*DIRECTIVE:* Your task is to locate every line holding the string "this" and to copy each of them.

*EXERCISE INPUT:*
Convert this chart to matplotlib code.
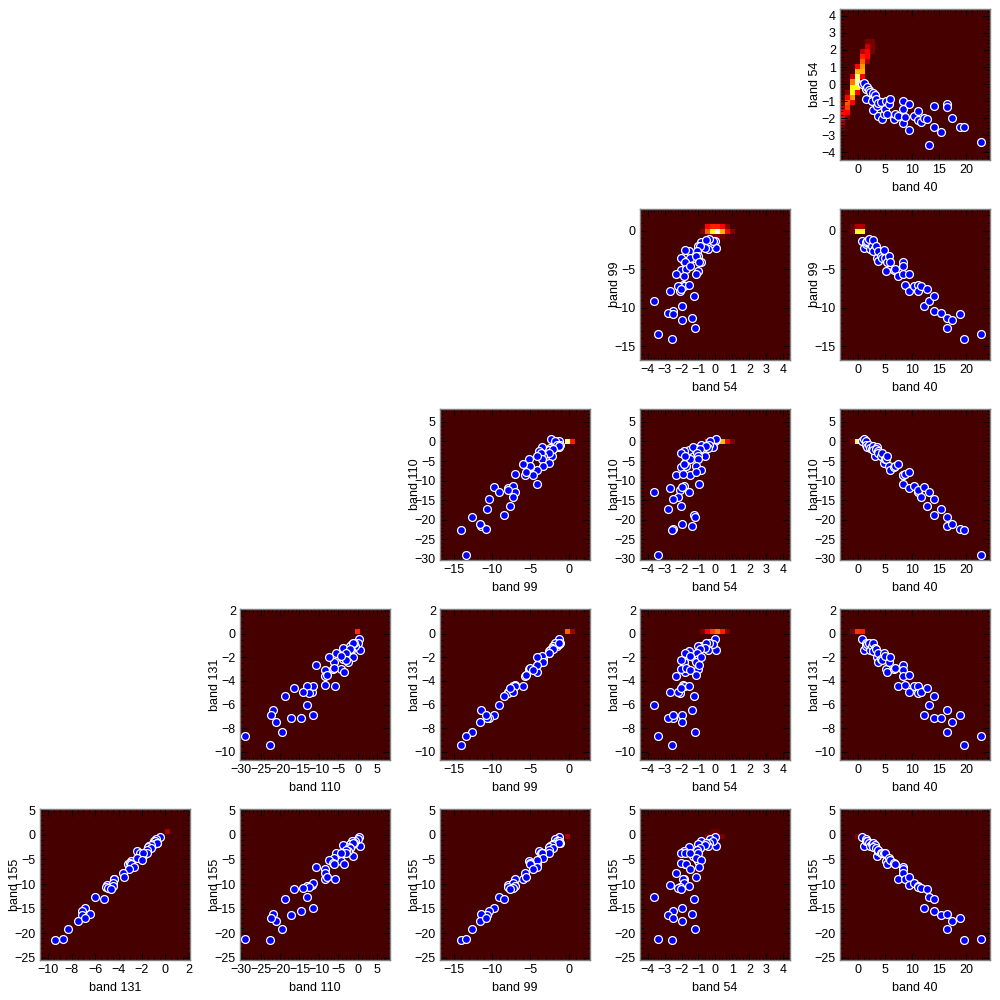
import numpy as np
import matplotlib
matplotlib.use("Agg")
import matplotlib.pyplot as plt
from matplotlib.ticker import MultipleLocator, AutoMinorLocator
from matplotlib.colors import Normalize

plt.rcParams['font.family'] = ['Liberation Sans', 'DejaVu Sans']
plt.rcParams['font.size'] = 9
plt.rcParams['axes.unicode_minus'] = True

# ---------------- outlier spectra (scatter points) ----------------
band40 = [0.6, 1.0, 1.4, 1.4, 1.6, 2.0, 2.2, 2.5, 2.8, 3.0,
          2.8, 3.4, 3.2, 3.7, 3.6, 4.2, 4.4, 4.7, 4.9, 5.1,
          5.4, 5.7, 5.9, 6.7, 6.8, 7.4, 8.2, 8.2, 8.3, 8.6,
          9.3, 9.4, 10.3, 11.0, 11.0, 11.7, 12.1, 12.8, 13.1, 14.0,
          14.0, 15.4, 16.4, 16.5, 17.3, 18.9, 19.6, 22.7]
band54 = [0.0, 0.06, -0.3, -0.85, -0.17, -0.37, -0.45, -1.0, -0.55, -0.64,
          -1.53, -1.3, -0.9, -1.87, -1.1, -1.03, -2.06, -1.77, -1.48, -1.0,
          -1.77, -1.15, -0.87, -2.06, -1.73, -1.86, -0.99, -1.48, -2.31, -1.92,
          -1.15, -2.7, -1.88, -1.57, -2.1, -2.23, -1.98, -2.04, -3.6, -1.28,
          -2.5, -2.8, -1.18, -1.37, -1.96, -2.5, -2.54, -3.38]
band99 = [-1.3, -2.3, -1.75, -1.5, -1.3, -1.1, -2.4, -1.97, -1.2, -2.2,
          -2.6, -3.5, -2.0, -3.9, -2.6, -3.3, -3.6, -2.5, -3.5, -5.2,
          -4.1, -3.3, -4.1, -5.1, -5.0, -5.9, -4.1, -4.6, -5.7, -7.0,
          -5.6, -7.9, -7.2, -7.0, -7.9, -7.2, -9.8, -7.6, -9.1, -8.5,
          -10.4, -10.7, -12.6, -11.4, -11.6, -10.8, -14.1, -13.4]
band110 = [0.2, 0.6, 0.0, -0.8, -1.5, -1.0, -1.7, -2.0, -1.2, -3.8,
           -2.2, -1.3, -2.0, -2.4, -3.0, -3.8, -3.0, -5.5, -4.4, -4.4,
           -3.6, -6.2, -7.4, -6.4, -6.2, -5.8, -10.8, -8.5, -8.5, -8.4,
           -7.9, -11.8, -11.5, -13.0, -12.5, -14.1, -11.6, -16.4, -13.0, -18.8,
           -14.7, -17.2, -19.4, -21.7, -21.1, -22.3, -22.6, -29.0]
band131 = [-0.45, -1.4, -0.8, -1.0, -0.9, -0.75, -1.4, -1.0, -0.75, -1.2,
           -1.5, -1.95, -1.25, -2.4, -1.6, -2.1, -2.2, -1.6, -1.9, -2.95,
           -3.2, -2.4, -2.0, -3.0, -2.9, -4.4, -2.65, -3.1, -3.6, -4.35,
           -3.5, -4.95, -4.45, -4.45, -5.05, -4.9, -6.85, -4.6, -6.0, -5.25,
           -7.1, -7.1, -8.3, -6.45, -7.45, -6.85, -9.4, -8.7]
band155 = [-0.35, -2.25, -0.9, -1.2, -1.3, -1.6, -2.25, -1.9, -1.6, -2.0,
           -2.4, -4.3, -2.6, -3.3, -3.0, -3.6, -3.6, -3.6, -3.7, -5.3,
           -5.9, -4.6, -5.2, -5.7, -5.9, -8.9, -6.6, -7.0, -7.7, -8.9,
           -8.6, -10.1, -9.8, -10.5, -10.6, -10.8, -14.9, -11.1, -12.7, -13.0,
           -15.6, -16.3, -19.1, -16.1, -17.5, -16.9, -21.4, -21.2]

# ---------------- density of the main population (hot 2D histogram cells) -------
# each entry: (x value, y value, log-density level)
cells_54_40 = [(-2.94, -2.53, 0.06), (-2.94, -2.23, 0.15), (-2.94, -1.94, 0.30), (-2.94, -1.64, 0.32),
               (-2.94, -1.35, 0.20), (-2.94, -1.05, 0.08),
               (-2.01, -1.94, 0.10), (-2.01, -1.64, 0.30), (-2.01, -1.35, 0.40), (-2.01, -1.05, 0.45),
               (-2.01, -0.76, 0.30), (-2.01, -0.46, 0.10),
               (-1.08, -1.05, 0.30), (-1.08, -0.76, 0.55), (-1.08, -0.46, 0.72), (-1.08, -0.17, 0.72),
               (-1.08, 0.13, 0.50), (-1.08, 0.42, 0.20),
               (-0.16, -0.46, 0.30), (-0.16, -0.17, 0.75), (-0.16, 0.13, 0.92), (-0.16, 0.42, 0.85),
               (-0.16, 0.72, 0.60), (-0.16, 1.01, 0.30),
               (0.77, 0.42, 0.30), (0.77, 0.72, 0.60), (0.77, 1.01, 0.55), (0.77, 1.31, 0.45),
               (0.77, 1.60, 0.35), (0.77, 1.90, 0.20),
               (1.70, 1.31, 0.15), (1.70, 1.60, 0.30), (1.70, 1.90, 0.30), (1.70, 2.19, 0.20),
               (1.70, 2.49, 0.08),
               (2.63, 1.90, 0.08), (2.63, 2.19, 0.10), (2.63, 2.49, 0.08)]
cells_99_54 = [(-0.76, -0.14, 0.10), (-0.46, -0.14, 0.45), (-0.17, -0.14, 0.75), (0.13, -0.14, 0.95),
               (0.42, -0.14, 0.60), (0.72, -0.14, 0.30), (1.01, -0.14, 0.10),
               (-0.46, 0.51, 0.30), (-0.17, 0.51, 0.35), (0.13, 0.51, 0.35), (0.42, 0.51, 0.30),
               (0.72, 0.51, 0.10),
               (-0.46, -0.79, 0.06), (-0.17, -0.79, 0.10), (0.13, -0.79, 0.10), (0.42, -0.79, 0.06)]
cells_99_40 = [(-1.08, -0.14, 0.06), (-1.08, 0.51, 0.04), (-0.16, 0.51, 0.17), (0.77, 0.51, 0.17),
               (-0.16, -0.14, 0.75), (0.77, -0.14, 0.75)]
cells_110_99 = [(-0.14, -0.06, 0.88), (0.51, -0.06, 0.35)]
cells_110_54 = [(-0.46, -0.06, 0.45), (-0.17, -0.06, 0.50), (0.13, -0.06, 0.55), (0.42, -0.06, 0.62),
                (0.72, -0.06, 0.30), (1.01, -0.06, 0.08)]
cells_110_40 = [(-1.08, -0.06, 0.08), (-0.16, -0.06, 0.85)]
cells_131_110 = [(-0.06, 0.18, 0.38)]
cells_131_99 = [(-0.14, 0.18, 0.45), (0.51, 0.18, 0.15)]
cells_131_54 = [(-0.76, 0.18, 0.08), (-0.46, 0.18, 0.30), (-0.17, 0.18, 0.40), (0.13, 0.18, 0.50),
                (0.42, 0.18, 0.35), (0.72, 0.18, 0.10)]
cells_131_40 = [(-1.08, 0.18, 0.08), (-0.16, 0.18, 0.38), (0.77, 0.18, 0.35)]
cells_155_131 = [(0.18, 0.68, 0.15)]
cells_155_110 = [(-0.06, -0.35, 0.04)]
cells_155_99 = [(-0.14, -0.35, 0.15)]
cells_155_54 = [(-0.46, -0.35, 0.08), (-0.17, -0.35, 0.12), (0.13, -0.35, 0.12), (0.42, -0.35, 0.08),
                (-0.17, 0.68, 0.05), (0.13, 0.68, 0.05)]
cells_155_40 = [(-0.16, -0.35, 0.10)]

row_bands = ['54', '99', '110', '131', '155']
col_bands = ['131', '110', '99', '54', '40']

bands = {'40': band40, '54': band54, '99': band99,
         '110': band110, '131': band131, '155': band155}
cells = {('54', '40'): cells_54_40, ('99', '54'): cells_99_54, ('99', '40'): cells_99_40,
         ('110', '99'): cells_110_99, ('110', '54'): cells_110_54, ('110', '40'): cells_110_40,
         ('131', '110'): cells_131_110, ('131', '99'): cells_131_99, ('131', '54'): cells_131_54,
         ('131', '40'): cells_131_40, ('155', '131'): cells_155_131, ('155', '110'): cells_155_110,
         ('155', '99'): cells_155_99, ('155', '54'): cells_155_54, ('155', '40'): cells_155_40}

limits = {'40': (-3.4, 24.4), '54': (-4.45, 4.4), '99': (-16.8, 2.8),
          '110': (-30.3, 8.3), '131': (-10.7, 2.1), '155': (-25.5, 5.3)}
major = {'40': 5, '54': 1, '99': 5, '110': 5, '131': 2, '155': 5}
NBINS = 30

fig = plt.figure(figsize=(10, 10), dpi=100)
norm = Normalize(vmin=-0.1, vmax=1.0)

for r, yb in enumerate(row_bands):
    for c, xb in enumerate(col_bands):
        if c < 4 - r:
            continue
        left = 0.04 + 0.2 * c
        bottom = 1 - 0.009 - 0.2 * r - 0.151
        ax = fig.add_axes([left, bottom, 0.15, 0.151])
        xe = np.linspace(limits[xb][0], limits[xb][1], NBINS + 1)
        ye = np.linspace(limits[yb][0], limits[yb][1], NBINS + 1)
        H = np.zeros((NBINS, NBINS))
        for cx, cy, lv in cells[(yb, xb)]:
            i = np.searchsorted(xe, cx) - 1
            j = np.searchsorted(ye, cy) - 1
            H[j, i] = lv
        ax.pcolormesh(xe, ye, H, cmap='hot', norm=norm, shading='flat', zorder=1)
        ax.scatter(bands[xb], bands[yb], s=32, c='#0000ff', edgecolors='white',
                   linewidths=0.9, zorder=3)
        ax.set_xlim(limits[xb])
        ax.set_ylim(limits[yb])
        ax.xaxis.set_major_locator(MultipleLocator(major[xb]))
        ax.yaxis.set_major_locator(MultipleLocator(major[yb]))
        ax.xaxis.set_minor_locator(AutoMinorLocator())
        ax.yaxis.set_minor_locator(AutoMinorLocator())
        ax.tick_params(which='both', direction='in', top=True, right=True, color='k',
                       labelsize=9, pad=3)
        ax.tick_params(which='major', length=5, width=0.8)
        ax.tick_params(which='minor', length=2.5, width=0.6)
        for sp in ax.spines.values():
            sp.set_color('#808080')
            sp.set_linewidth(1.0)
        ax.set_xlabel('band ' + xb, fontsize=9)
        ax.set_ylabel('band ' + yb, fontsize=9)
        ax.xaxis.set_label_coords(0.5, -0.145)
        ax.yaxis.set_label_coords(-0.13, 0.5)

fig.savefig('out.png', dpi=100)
...
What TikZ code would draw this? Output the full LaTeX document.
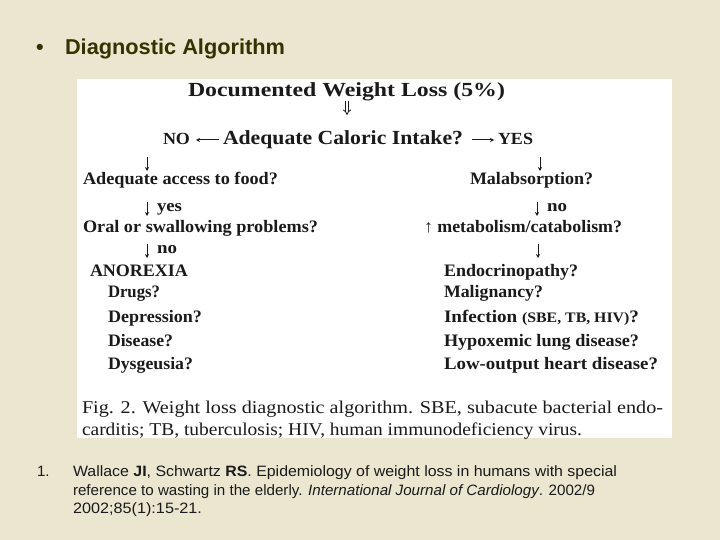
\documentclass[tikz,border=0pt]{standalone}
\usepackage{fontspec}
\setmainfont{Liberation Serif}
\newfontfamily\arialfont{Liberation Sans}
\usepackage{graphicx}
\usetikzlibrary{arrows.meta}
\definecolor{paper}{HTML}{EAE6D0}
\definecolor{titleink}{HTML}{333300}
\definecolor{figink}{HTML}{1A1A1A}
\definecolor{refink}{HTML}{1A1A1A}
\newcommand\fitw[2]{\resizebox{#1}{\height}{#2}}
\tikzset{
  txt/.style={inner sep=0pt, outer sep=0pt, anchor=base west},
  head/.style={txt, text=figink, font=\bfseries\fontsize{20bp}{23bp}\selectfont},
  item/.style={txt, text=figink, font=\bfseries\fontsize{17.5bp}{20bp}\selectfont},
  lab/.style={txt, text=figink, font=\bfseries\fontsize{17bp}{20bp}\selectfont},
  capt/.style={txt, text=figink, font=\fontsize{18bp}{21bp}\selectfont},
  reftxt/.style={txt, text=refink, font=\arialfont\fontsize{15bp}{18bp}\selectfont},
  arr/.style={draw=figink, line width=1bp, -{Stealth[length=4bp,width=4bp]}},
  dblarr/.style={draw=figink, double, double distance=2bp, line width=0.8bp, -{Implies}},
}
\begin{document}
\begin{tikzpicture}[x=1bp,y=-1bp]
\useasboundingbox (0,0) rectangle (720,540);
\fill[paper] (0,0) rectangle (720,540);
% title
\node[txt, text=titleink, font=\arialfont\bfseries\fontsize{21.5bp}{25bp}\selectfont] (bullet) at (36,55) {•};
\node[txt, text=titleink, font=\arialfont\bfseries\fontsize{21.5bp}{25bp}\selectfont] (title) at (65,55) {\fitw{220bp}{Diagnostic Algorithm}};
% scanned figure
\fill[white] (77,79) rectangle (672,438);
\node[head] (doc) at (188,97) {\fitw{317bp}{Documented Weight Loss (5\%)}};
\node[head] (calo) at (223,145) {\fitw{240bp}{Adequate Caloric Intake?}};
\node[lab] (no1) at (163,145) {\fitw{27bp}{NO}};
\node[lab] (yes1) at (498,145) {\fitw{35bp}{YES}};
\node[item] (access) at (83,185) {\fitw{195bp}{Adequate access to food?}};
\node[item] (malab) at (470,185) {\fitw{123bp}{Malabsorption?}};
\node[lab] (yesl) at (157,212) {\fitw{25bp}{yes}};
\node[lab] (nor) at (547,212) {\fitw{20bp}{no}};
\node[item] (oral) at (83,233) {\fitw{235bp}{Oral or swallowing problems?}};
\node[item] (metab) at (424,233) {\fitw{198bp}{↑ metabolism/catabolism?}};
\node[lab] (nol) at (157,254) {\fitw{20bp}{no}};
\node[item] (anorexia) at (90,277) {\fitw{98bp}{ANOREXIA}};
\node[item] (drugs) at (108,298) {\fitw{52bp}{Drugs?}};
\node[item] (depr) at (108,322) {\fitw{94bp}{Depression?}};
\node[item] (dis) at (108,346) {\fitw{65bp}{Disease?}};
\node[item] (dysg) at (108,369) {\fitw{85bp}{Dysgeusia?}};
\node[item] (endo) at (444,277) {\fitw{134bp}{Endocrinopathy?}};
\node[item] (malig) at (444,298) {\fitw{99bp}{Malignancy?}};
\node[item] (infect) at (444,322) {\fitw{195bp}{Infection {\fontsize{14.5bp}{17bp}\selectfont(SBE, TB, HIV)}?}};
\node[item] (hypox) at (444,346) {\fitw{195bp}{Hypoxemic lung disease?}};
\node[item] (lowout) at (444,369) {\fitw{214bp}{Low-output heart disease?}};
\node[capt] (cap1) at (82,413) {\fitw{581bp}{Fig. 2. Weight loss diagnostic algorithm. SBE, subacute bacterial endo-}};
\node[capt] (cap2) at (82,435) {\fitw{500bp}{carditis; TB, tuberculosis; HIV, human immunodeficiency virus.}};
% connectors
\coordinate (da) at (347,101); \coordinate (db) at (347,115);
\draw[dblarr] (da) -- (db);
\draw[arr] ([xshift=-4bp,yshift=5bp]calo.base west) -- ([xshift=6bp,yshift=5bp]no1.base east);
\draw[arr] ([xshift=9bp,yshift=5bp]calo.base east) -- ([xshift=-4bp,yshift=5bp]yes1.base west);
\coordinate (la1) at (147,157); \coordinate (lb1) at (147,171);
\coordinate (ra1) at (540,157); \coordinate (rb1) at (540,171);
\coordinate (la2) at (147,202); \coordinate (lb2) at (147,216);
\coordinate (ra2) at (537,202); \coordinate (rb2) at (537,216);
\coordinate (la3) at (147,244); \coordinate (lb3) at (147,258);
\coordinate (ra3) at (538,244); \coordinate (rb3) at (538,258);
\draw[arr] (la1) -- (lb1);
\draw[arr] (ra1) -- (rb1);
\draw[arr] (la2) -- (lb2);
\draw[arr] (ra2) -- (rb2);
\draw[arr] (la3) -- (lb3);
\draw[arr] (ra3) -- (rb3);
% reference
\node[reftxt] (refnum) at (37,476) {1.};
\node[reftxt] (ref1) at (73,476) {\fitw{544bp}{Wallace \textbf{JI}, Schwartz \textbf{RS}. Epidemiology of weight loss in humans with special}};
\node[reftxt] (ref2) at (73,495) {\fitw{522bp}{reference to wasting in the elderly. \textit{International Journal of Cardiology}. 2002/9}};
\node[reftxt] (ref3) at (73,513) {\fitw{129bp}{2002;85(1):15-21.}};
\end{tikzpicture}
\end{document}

*EXERCISE OUTPUT:*
Convert this chart to matplotlib code.
What TikZ code would draw this? Output the full LaTeX document.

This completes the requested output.